Immigration officials have identified at least a dozen Middle Eastern men smuggled into the Western Hemisphere by a Brazilian-based network that connected them with Mexicans who guided them up to the U.S. border, according to internal government documents reviewed by The Washington Times.
Those smuggled included Palestinians, Pakistanis and the Afghan man who Homeland Security officials said had family ties to the Taliban and was “involved in a plot to conduct an attack in the U.S. and/or Canada.” He is in custody but the Times is withholding his name at the request of law enforcement to protect ongoing investigations.
The documents were aquired by the online news outlet from Rep. Duncan Hunter (R-Calif.), a tireless advocate for border security. In the telling from immigration and law enforcement officials, the Afghan man, who remains unnamed along with the name of the pipeline itself due to ongoing investigations, was nabbed fifteen miles inside the U.S. border after having crawled under the border fence in Arizona, and then only identified after running his name and biometric markers through an FBI database. (It seems that the Immigration, Department of Homeland Security, and FBI databases are not synced.) Other people caught by the border patrol and ICE officials coming through the southern border were identified, but not with the biometric markers provided by officials in the countries along the route.
The government documents also said some of the special interest aliens caught at the border were previously identified by authorities in other Latin American countries — but had different sets of biometric identifiers associated with them. That raised questions of whether those countries are sharing accurate information with the U.S.
Networks capable of smuggling potential terrorists has long been a concern, but the Obama administration had tamped down those worries, arguing that the southwest border wasn’t a likely route for operatives.
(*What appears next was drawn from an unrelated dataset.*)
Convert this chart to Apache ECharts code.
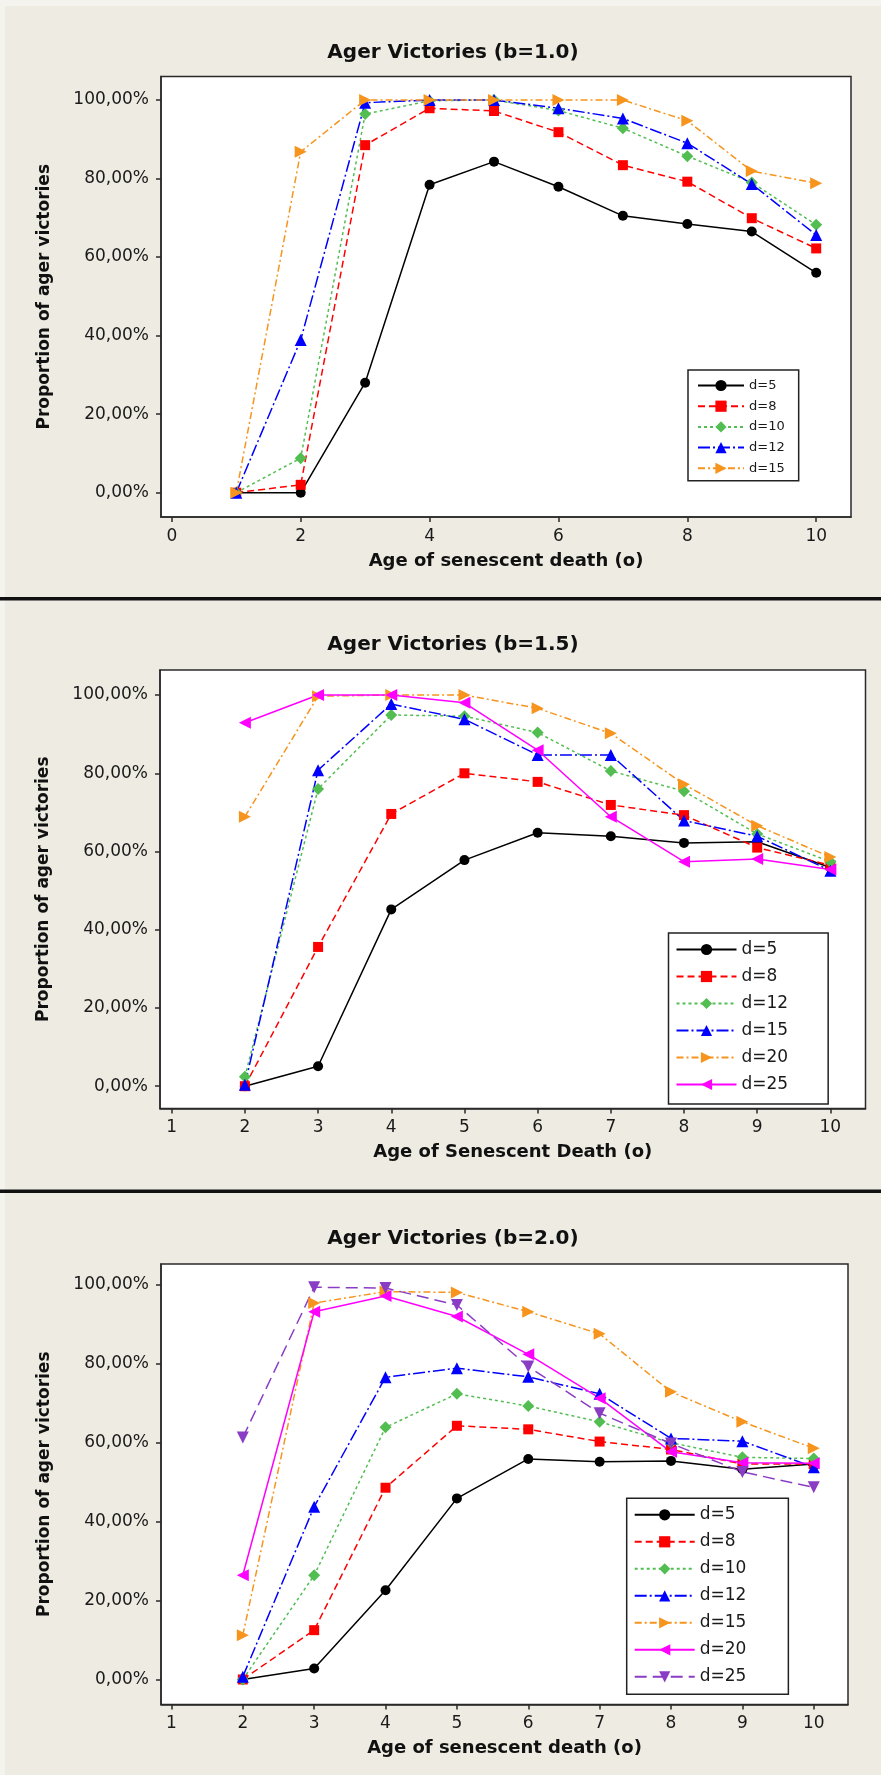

Such networks and pipelines may not have been a concern for the administration, but anyone with a modicum of common sense figured the sieve that is the southern border would be a magnet for terrorists who couldn’t get into the U.S. through regular channels. Talk about a no-brainer.
“It’s disturbing, in so many ways,” said Joe Kasper, Mr. Hunter’s chief of staff. “The interdiction of this group validates once again that the southern border is wide open to more than people looking to enter the U.S. illegally strictly for purposes of looking for work, as the administration wants us to believe. What’s worse, federal databases weren’t even synched and Border Patrol had no idea who they were arresting and the group was not considered a problem because none of them were considered a priority under the president’s enforcement protocol. That’s a major problem on its own, and it calls for DHS to figure out the problem — and fast.”
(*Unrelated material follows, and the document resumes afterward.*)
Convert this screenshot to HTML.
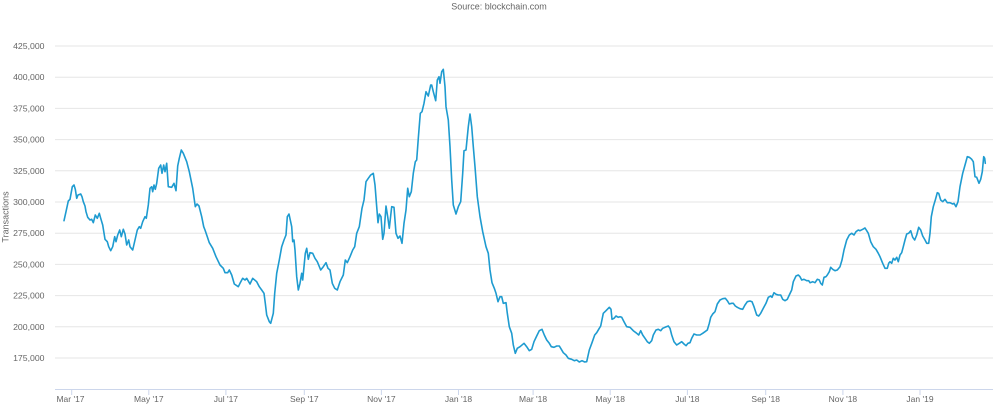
<!DOCTYPE html>
<html>
<head>
<meta charset="utf-8">
<style>
html,body{margin:0;padding:0;background:#fff;}
svg{display:block;}
text{font-family:"Liberation Sans",Arial,sans-serif;}
</style>
</head>
<body>
<svg width="1000" height="420" viewBox="0 0 1000 420" xmlns="http://www.w3.org/2000/svg">
<rect width="1000" height="420" fill="#fff"/>
<text x="499" y="9.5" text-anchor="middle" font-size="9" fill="#666">Source: blockchain.com</text>
<text transform="translate(8.5,217) rotate(-90)" text-anchor="middle" font-size="9" fill="#666">Transactions</text>
<g stroke="#e6e6e6" stroke-width="1">
<line x1="55" x2="993" y1="46" y2="46"/>
<line x1="55" x2="993" y1="77.2" y2="77.2"/>
<line x1="55" x2="993" y1="108.4" y2="108.4"/>
<line x1="55" x2="993" y1="139.6" y2="139.6"/>
<line x1="55" x2="993" y1="170.8" y2="170.8"/>
<line x1="55" x2="993" y1="202" y2="202"/>
<line x1="55" x2="993" y1="233.2" y2="233.2"/>
<line x1="55" x2="993" y1="264.4" y2="264.4"/>
<line x1="55" x2="993" y1="295.6" y2="295.6"/>
<line x1="55" x2="993" y1="326.8" y2="326.8"/>
<line x1="55" x2="993" y1="358" y2="358"/>
</g>
<line x1="55" x2="993" y1="389.5" y2="389.5" stroke="#ccd6eb" stroke-width="1"/>
<g stroke="#ccd6eb" stroke-width="1">
<line x1="71.7" x2="71.7" y1="389" y2="395"/>
<line x1="148.8" x2="148.8" y1="389" y2="395"/>
<line x1="225.9" x2="225.9" y1="389" y2="395"/>
<line x1="304.3" x2="304.3" y1="389" y2="395"/>
<line x1="381.4" x2="381.4" y1="389" y2="395"/>
<line x1="458.5" x2="458.5" y1="389" y2="395"/>
<line x1="533.1" x2="533.1" y1="389" y2="395"/>
<line x1="610.2" x2="610.2" y1="389" y2="395"/>
<line x1="687.4" x2="687.4" y1="389" y2="395"/>
<line x1="765.7" x2="765.7" y1="389" y2="395"/>
<line x1="842.9" x2="842.9" y1="389" y2="395"/>
<line x1="920" x2="920" y1="389" y2="395"/>
</g>
<g font-size="8.7" fill="#666" text-anchor="end">
<text x="44.5" y="49">425,000</text>
<text x="44.5" y="80.2">400,000</text>
<text x="44.5" y="111.4">375,000</text>
<text x="44.5" y="142.6">350,000</text>
<text x="44.5" y="173.8">325,000</text>
<text x="44.5" y="205">300,000</text>
<text x="44.5" y="236.2">275,000</text>
<text x="44.5" y="267.4">250,000</text>
<text x="44.5" y="298.6">225,000</text>
<text x="44.5" y="329.8">200,000</text>
<text x="44.5" y="361">175,000</text>
</g>
<g font-size="8.5" fill="#666" text-anchor="middle">
<text x="70.5" y="402">Mar '17</text>
<text x="148.8" y="402">May '17</text>
<text x="225.9" y="402">Jul '17</text>
<text x="304.3" y="402">Sep '17</text>
<text x="381.4" y="402">Nov '17</text>
<text x="458.5" y="402">Jan '18</text>
<text x="533.1" y="402">Mar '18</text>
<text x="610.2" y="402">May '18</text>
<text x="687.4" y="402">Jul '18</text>
<text x="765.7" y="402">Sep '18</text>
<text x="842.9" y="402">Nov '18</text>
<text x="920" y="402">Jan '19</text>
</g>
<polyline fill="none" stroke="#1e9bd0" stroke-width="1.6" stroke-linejoin="round" stroke-linecap="round" points="64,220.7 66,211.7 68.3,201 70,199.3 72.3,186.7 74,185 75.3,189.3 76.7,198.3 78,195 80.7,194 82,196.7 83.3,201.7 85,206 86,211.7 87.7,217.3 90,220 91.7,219.3 93.3,222.7 95.3,215 97.3,218.3 99.3,213.3 100.7,218.3 102.7,225 105,239.3 107.3,241.7 108.7,246.7 110.7,250.7 112.7,246.7 114.7,236.7 116,241.7 117.7,235 119.7,230 121.3,236.7 123.3,229.3 125,234 126.7,245 128.7,240 130,246.7 132.7,250 135,240 137.3,230 139.3,226.7 140.7,228.3 142.7,221.7 145,216.7 146.3,218.3 148.3,205 150,188.3 151.7,186.7 152.7,191.7 154,185 155.3,189.3 156.7,183.3 158.7,168.3 160.7,165 162,173.3 163.7,165 165,171.7 166.7,163.3 168.3,186.7 171.7,187.3 174,183.3 176,190.7 177.7,166 179.3,158.3 181.3,150 183.3,153.3 186.7,161.7 189.3,171.7 192.7,188.3 195.3,206.7 197,204 199,206 201.7,216.7 203.7,226.7 205,230 207.3,236.7 209.3,242.7 212.7,248.3 216,256.7 220,265 223.3,268.3 225,272.7 227.7,272.7 229.3,270 231.7,275 234.3,284 238.3,286.7 240,283.3 242.7,278.3 245,280 246.7,278.3 250,284 252.7,278.3 256.7,281.7 259.3,286.7 261.7,290 264,293.3 265.3,303.3 266.7,315 269.3,321.7 270.7,323.3 273.3,313.3 274.7,293.3 276.7,273.3 279.3,260 281.7,246.7 284,240 286,235 287.3,216.7 289,214 291.7,226.7 292.7,241.7 294,240 295,250 296.7,276.7 298.3,290 300,283.3 301.7,273.3 302.7,280 305.3,253.3 306.7,248.3 308.3,259.3 310,252.7 312.7,253.3 315,258.3 317.3,261.7 320.7,270 323.3,266.7 326,262.7 328,268.3 330,270 332.3,283.3 334.7,288.3 337.3,290 340,281.7 343.3,275 345.3,260 347.3,262.7 350,256.7 352.7,250 354.7,246.7 356.7,233.3 359.3,226.7 362,208.3 364,200 366,181.7 368.3,178.3 370.7,175 373.3,173.3 375,185 376.7,206.7 378,222.7 379.3,214 381,216.7 382.7,239.3 384,233.3 386,206 387.7,216.7 389.3,228.3 391.7,206.7 394,207.3 396,233.3 398,238.3 400,236 402,243.3 404,223.3 406,210 407.7,188.3 409.3,196.7 411.3,191.7 413.3,173.3 415.3,161.7 416.7,160 418.3,138.3 420.3,113.3 422,111.7 424,103.3 426,91.7 428.3,96 430.7,85 431.7,85 433.3,91.7 435.7,100.7 437.3,80 439,76.7 440,83.3 441.7,71.7 443.3,69.3 445,86.7 446,106.7 448.3,120 450,146.7 451.7,180 453.3,205 456,214 458.3,206.7 460.7,201.7 462.7,173.3 464,150.7 466,150 468.3,126.7 470,114 471.7,126.7 473.3,146.7 475,166.7 477.3,196.7 480,216.7 482.7,231.7 486,246.7 488.3,253.3 490,270 492,282.7 494.3,288.3 496,293.3 498,301.7 500,296.7 501.7,296.7 503.3,303.3 506,302.7 507.3,313.3 509.3,326.7 511.7,333.3 513.3,345 515.3,353.3 517.3,348.3 520,346.7 524,343.3 526.7,346.7 529.3,350.7 531.7,349.3 534,341.7 536.7,336 539.3,330.7 542,329.3 544.3,335 546.7,340 549.3,343.3 551.3,346.7 554,347.3 556.7,346 559.3,346 561.3,349.3 563.3,352.7 566,355 568.3,358.3 571.7,359.3 574.3,360.7 576.7,360 579.3,362 582,360.7 584.7,362 586.7,361.7 589.3,350 592,342.7 594.7,335 596.7,332.7 598.7,329.3 600.7,326 603.3,313.3 606,310.7 609.3,307.3 611,309.3 612,319.3 614,318.3 616,316 618.3,317.3 620,316.7 621.7,317.3 624,321.7 626.7,326.7 630,327.3 633.3,330.7 636.7,333.3 638.7,335 640.7,330.7 642.7,335 645,338.3 647.3,341.7 649.3,343.3 651.7,340.7 653.3,335 656,330 658.3,329.3 660.7,330.7 662.7,328.3 665,327.3 668.3,326 670,328.3 671.7,335 674,341.7 676.7,345 679.3,343.3 681.7,341.7 684,344 686,345.7 688,343.3 690,342.7 691.7,338.3 694,334 696.7,335 700,335 702.7,333.3 705,331.7 707.3,330 709.3,323.3 710.7,317.3 712.7,314 715,311.7 717.3,304 720,300 722.7,298.7 725.3,298.3 727.3,300.7 729.3,304 731.7,303.3 733.3,303.3 735.3,306 737.3,307.3 740,308.7 742.7,309.3 745,305 747.3,301.7 750,301 752,301.7 754,306.7 756.7,315 758.7,316 760.7,313.3 763.3,308.3 766,303.3 768.3,297.3 770.7,296 772,297.3 774,292.7 776,294.3 778.3,295 780.7,295 782.7,299.3 785,300.7 787.3,299.3 789.3,295 791.7,290 793.3,281.7 796,276 798.3,275 800,276.7 801.7,280 804,279.3 806.7,280.7 808.7,280.7 810,282.7 812.7,281.7 815,282.7 817.3,279.3 819.3,280 820.7,283.3 822.3,285 824,277.3 826,276.7 827.3,275 829.3,271.7 830.7,267.3 832.7,269.3 835,270.7 837.3,270 840,266.7 842,260 844,250 846.7,240 849.3,235 851.7,233.3 854,235 856,231.7 858.3,230 860,230.7 862.7,229.3 865,228 866.7,230.7 868.3,233.3 870.7,241.7 873.3,246.7 876,249.3 878.3,253.3 880,256.7 882.7,263.3 885,268.3 887.3,268.3 888.7,263.3 890,261.7 891.7,263.3 893.3,258.3 895,260 896.7,257.3 898.3,261.7 900,255 901.7,252.7 903.3,246.7 905,240 906.7,234 908.7,233.3 910.7,230.7 912.7,237.3 914.7,240 916.7,235 918.7,227.3 920.7,230 922.7,236 925,240 926.7,243.3 928.7,243.3 930,233.3 931.3,216.7 933.3,206.7 935.3,200 937.3,192.7 938.7,193.3 940.7,200 942.7,201.7 945,199.3 947.3,202.7 950,202.7 952.7,204 954,203.3 956,206.7 958,201.7 960,186.7 962.7,173.3 965.3,164 967.3,156.7 969.3,157.3 971.7,159.3 973.3,161.7 975,176.7 976.7,177.3 979,183.3 980.7,179.3 982.3,171.7 983.7,156.7 984.7,158.3 985.3,163.3"/>
</svg>
</body>
</html>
The arrest of the group of Middle Eastern men was considered a “success” as the administration managed to catch the illegals, but the telling of the story identified a number of breakdowns in the over all system which is concerning to Hunter. Hunter did write a letter to Homeland Security Secretary Jeh Johnson regarding the disturbing revelations.
In the meantime, a program known as Operation Citadel is busy identifying smuggling routes and shutting them down. The government has no comment at this time, and unlike in previous stories about exposed smuggling rings, is not advertising the price that is paid for an individual to be smuggled to the United States from the south. (One bust in 2014 told of people paying $8,000 a piece to enter the country illegally.)
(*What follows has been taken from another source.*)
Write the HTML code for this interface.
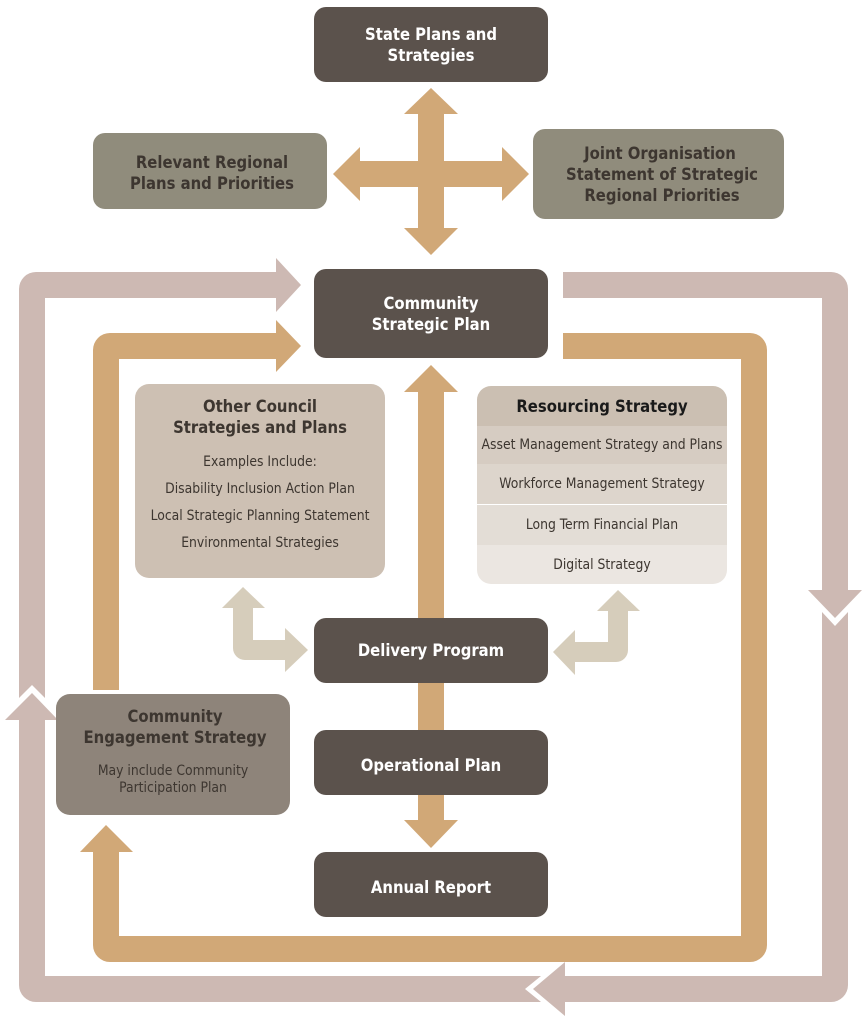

Lev Kubiak, assistant director at ICE Homeland Security Investigations’ international operations branch, testified to Congress earlier this year that Operation Citadel resulted in 210 criminal arrests in 2015. One part of the effort, known as Operation Lucero, dismantled 14 human smuggling routes, including some operations designed to move people from the Eastern Hemisphere to Latin America and then into the U.S., he said.
All the more reason to take the idea of permanently securing the southern border seriously.